Season: Club: Games: Goals:
1983-1990 Arsenal 67 14
1989-1990 Manchester City 9 4
1990-1991 Manchester City 38 20
1991-1992 Manchester City 35 12
1992-1993 Manchester City 39 9
1993-1994 Manchester City 15 5
1994-1995 Manchester City 35 8
1995-1996 Manchester City 32 8
1996-2002 Sunderland 157 55
Total: 427


Niall began his career at Highbury, making his League début for Arsenal in 1985. He enjoyed one full season (1986/87) in the Gunners side and earned a Littlewoods Cup medal before dropping out of the side. In March 1990, he was transferred to City for £800 000.

In his first full season he was City's top scorer with 22 League and cup goals. He picked up a cruciate ligament injury in November '93 that caused him to miss the World Cup finals. He was back in City's side the following season but never really established himself as a regular under Alan Ball. Niall was City's best player in the 1996-97 pre-season games, the only one scoring regularly and looking to be back at his best. It was therefore a very unpopular decision when, as one of his last acts as City manager, Alan Ball sold Niall to Sunderland at the start of the season.

At Sunderland Niall linked up with former City Manager Peter Reid and he served the club with perfection the next 6 years. His partnership with Kevin Phillips up front helped Sunderland secure a high position in their return to the Premiership. After his playing days was over he continued at the club in a coaching role.

May 2002: Republic of Ireland striker, Niall Quinn is giving away the proceeds of his testimonial match to charity, it's reported. It's expected the Sunderland forward's match against the Republic in May will raise £1m for hospital equipment in Britain and Ireland. The 35-year-old will use some of the money from the game to buy school books in Africa and Asia. The bulk of the money is expected to go to hospitals in Sunderland and Niall's home city of Dublin, reports The Sunday Times.
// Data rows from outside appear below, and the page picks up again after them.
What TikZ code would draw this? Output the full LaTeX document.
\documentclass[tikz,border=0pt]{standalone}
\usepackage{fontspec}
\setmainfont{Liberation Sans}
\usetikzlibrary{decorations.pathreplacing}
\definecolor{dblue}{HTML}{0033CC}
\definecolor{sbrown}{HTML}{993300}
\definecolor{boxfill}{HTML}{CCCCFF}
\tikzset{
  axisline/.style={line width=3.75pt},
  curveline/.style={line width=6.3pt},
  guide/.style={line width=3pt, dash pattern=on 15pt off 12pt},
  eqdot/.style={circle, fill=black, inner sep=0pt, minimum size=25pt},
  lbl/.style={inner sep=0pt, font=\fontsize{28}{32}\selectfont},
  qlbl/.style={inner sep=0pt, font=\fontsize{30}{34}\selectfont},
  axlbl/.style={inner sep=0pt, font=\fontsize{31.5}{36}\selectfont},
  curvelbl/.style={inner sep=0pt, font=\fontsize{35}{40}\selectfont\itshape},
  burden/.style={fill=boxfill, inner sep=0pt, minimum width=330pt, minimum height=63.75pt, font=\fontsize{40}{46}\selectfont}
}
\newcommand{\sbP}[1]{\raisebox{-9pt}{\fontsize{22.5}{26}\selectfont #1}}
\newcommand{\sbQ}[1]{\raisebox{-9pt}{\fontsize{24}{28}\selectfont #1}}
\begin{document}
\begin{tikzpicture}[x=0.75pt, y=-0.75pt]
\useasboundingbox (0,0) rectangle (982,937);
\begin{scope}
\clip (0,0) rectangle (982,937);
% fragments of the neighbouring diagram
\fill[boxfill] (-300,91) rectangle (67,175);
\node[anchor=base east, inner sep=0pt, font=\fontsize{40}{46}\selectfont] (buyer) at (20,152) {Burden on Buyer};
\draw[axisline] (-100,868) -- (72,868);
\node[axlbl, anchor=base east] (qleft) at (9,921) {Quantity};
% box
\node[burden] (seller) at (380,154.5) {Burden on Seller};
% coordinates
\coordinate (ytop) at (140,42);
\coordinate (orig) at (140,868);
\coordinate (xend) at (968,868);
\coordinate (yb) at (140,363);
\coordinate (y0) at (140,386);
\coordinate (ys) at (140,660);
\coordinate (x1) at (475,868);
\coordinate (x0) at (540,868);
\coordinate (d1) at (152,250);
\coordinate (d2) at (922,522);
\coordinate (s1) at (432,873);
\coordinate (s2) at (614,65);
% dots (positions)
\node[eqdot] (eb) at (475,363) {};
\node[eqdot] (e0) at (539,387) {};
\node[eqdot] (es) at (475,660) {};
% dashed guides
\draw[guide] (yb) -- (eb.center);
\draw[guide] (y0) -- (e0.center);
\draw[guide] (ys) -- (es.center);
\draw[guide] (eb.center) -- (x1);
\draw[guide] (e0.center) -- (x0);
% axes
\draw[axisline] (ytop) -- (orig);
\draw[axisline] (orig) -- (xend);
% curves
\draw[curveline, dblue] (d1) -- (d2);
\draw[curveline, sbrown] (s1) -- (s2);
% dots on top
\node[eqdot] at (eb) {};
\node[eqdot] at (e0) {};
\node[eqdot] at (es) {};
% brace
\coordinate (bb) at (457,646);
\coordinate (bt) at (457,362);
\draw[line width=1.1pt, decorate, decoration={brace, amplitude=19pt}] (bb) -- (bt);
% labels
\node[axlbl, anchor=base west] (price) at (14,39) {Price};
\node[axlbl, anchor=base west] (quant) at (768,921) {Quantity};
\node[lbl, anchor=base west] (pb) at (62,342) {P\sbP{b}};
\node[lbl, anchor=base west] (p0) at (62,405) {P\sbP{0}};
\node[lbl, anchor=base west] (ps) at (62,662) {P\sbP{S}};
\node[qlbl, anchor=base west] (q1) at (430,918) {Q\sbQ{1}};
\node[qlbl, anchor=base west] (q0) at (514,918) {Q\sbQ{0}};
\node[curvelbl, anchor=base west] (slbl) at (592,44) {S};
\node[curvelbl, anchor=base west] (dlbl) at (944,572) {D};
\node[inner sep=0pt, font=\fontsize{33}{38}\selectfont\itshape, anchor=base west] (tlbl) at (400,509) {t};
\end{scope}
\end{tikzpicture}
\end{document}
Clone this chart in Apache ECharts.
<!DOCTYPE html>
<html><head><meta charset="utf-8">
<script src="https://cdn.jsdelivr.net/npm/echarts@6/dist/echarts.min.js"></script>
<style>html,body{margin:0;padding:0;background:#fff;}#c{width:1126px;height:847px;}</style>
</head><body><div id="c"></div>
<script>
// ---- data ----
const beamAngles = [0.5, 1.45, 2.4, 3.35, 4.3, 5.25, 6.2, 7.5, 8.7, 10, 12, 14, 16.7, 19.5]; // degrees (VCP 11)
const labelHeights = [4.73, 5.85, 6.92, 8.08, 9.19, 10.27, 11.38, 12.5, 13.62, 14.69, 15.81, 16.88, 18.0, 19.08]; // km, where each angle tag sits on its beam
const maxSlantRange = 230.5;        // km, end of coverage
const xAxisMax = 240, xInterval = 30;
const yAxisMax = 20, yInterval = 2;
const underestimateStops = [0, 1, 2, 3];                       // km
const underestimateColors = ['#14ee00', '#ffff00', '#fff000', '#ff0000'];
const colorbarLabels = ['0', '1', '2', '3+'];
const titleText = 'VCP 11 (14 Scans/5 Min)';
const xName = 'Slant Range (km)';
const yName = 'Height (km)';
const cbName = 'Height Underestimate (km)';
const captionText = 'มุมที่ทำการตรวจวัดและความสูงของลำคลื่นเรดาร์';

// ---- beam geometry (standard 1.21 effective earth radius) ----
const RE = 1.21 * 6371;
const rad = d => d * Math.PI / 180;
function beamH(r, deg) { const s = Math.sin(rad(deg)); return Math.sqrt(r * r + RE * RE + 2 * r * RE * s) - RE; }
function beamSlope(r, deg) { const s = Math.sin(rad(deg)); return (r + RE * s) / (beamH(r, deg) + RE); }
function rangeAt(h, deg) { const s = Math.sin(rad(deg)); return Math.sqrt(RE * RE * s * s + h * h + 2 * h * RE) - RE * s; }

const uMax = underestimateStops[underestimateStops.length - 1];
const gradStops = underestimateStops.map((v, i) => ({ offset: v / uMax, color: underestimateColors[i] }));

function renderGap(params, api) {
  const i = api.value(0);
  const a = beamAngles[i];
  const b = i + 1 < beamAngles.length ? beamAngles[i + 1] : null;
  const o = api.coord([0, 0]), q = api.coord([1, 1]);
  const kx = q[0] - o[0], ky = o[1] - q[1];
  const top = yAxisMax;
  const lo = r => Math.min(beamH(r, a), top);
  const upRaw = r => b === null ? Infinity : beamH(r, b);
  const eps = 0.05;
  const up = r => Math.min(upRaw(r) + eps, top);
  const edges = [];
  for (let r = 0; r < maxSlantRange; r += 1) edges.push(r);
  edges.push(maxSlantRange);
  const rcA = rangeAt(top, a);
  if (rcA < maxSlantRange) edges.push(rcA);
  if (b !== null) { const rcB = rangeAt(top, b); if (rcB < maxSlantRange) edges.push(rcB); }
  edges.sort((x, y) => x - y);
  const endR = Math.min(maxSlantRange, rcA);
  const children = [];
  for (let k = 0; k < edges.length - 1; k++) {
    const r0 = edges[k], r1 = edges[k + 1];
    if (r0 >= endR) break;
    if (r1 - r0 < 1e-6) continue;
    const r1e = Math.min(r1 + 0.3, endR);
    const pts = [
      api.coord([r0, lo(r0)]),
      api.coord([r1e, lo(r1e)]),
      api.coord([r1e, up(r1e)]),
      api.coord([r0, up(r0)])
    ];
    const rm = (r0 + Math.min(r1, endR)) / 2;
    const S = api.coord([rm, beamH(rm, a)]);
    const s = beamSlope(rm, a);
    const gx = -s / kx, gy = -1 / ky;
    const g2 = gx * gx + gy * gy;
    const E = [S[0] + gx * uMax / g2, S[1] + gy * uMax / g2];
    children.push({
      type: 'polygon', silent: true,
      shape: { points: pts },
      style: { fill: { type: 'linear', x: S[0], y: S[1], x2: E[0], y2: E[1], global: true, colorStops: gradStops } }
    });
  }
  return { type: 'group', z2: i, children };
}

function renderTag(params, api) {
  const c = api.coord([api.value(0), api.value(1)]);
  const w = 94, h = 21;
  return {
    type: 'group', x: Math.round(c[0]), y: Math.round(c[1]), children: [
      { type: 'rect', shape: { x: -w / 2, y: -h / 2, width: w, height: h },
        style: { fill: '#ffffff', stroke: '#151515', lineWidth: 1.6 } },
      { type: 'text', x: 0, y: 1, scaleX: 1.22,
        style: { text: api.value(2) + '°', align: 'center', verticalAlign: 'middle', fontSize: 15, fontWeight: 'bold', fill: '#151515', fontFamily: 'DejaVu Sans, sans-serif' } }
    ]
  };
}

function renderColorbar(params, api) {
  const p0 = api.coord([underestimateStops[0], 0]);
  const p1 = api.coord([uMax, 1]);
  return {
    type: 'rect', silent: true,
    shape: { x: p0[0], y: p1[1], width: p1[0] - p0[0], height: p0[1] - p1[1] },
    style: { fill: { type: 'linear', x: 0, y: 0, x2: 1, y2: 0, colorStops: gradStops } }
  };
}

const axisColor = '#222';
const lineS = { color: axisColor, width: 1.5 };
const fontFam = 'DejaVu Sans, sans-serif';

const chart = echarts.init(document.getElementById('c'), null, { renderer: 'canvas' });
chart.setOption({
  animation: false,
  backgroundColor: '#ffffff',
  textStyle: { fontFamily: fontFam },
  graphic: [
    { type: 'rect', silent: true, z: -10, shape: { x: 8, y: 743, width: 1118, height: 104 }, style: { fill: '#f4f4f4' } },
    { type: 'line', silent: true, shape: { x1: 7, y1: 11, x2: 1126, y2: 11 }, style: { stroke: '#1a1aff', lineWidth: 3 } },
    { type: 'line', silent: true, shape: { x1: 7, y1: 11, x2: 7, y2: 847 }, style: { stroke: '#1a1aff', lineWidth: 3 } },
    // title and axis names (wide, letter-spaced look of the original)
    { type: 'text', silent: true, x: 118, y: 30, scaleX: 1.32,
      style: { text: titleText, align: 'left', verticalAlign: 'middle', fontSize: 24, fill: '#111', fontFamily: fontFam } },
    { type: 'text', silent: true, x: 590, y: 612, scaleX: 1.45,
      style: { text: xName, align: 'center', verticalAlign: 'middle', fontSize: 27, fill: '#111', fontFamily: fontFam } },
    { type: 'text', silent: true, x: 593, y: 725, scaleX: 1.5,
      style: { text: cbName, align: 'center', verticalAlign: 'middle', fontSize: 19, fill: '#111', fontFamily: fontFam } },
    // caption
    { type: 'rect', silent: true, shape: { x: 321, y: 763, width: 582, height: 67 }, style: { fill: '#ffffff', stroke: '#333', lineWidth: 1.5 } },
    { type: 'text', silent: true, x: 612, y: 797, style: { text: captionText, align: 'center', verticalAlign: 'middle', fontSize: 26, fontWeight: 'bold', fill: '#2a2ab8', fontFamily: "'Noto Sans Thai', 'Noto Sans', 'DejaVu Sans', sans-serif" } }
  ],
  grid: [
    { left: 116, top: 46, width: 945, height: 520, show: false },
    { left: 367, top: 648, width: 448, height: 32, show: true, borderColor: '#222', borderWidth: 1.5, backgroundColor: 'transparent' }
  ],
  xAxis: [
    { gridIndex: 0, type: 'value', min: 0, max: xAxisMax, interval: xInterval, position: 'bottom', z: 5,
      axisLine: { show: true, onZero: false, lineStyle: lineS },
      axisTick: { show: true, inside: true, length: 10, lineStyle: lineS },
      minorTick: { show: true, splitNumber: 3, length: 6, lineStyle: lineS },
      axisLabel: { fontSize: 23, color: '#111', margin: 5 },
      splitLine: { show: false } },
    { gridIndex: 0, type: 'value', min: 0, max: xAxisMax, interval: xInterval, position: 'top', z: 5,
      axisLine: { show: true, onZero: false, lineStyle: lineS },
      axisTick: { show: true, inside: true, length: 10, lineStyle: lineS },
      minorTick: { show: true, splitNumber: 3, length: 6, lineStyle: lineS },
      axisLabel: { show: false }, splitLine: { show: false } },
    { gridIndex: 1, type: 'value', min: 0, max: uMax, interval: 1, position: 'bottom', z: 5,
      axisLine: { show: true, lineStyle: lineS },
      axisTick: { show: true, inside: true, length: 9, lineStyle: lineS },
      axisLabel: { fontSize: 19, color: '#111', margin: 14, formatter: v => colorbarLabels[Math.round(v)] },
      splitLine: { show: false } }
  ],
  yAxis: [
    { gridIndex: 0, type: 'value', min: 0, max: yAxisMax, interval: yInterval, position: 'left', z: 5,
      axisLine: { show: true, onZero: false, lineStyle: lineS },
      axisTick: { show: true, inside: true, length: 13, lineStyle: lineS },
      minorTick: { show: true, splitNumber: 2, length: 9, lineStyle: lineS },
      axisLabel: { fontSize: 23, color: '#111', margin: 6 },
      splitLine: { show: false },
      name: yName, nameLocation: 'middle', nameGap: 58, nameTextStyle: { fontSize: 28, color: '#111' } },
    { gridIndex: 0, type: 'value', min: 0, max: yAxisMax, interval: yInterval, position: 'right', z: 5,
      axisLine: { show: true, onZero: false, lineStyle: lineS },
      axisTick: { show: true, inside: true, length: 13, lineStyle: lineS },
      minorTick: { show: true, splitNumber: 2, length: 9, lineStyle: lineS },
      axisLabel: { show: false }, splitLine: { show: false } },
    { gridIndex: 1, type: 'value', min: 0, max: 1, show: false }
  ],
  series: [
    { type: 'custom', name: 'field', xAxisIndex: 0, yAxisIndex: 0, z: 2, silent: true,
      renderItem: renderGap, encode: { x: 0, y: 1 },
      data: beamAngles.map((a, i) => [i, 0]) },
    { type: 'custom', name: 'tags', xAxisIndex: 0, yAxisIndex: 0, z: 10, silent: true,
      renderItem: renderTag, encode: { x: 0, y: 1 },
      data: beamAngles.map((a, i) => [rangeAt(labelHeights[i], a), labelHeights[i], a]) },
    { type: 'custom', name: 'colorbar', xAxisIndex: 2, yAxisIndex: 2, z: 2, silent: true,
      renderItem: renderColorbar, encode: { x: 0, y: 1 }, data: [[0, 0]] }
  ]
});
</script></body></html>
He said his first visit to Great Ormond Street's children hospital when he was a teenager at Arsenal, had awoken him to the suffering of children. The newspaper says fans will not be segregated into rival camps and players will not receive champagne or Rolex watches. Instead they will be given an envelope from a child thanking them for paying for his or her education for the next five years.